Many kids have difficulties navigating the transition from high school to the "real world." Lots get stuck in limbo.
There's a snappy new term for these 16-to-24-year-olds who don’t attend school or have a job — "opportunity youth." On April 12, the San Diego Workforce Partnership is hosting a summit to talk about why there's an estimated 41,000 young people in San Diego county who aren't in school or working. The hope is to come up with solutions about how to make a dent in that number.
On this week’s Good Schools for All podcast, Scott Lewis and Laura Kohn, who works for the Workforce Partnership, talk with Jahir Castelo and Ana Lomeli, two members of the Workforce Partnership's Opportunity Youth Leadership Council.
Castelo and Lomeli discuss their personal struggles transitioning into independent adults. Both are DACA recipients, or Dreamers, who were brought to the United States illegally by their parents, a status they said adds an extra layer of distrust and instability to their transitions.
"Walking around and going to school was a bit of a challenge because you're so used to hearing that people got picked up from Border Patrol and taken back," Castelo said.
Castelo wants to go to college and get a job, but he said he is still trying to find a stable place to live and he's building his interview and resume skills.

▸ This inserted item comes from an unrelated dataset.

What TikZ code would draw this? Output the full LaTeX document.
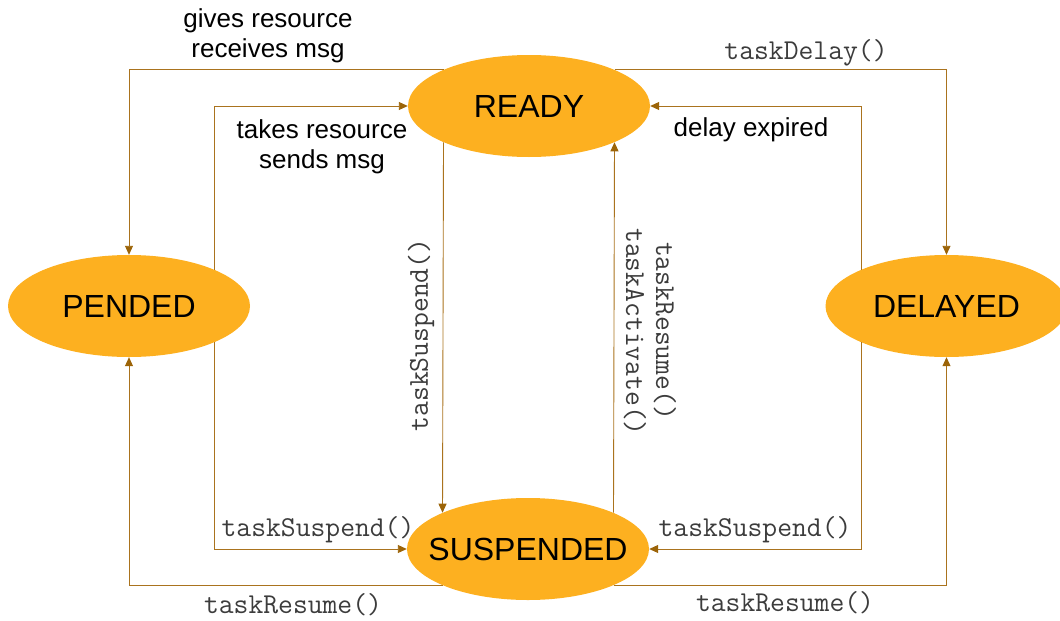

He said even when he's offered an opportunity, sometimes he has a hard time believing it's real, or that he deserves it.
Lomeli is working and going to school, but she said it took a lot of support from her high school teachers and others to get to where she is now. She said she, too, often had a hard time taking advantage of opportunities because she felt they either weren't real, or weren't meant for her.
"When you come from a place where you haven't been given a lot, sometimes things sound way too good to be true," Lomeli said.
Castelo and Lomeli are still working on building their own lives, but both said they want to get to a place where they can help kids like themselves find better lives.
"As I start getting enough money, I want to be able to open up my doors to ... opportunity youth and open a bookstore, a tattoo parlor and a barber shop and offer that opportunity to teach them skills, Castelo said. "Give them a little bit more hope."
Cuyamaca Community College: The school's rate of student success in college-level math shot up to 68 percent after it decided to slash its placement exams. Cuyamaca now uses a student's high school records to decide whether they're ready for college-level math classes.
41,000: That's the number of opportunity youth in San Diego who don’t attend school or have a job. That's 9.4 percent of all 16-to-24-year-olds in the region.